Description of the task
Line by line, repeat the data below exactly, beginning at the first line and ending at the line with "title = 'WHICH". Omit pictures.

-- Begin Dataset excerpt --

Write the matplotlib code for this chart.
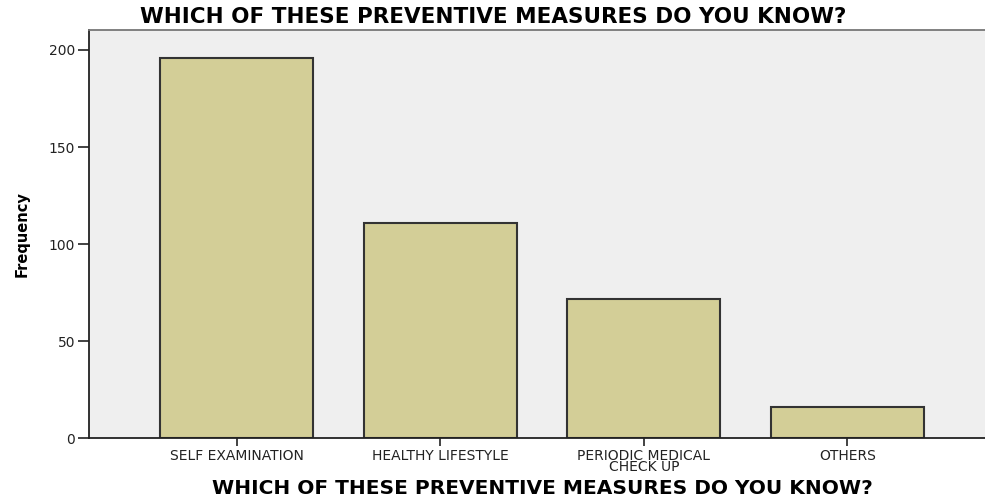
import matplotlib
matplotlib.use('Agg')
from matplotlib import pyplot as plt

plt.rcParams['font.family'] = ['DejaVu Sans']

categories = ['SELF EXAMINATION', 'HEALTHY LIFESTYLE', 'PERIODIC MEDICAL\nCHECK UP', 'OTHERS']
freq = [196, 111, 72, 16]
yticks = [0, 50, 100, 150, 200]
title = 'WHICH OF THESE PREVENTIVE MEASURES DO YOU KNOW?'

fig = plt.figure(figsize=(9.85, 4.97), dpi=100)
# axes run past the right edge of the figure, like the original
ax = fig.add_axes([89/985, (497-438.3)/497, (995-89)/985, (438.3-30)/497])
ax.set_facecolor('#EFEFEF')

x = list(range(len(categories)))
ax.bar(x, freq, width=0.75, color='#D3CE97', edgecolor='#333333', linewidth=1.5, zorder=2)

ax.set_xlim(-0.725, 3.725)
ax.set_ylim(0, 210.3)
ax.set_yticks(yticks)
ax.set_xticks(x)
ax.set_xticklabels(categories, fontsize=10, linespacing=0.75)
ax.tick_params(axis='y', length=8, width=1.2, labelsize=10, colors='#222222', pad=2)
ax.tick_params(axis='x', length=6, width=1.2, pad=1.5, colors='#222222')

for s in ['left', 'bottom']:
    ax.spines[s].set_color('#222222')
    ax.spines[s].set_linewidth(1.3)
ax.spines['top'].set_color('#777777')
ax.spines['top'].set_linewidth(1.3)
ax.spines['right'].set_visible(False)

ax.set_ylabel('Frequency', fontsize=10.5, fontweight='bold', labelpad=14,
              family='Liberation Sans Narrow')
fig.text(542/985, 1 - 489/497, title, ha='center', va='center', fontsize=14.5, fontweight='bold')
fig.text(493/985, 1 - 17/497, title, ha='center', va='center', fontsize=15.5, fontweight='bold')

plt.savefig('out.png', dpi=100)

-- End Dataset excerpt --

Answer to this problem
Write the matplotlib code for this chart.
import matplotlib
matplotlib.use('Agg')
from matplotlib import pyplot as plt

plt.rcParams['font.family'] = ['DejaVu Sans']

categories = ['SELF EXAMINATION', 'HEALTHY LIFESTYLE', 'PERIODIC MEDICAL\nCHECK UP', 'OTHERS']
freq = [196, 111, 72, 16]
yticks = [0, 50, 100, 150, 200]
title = 'WHICH OF THESE PREVENTIVE MEASURES DO YOU KNOW?'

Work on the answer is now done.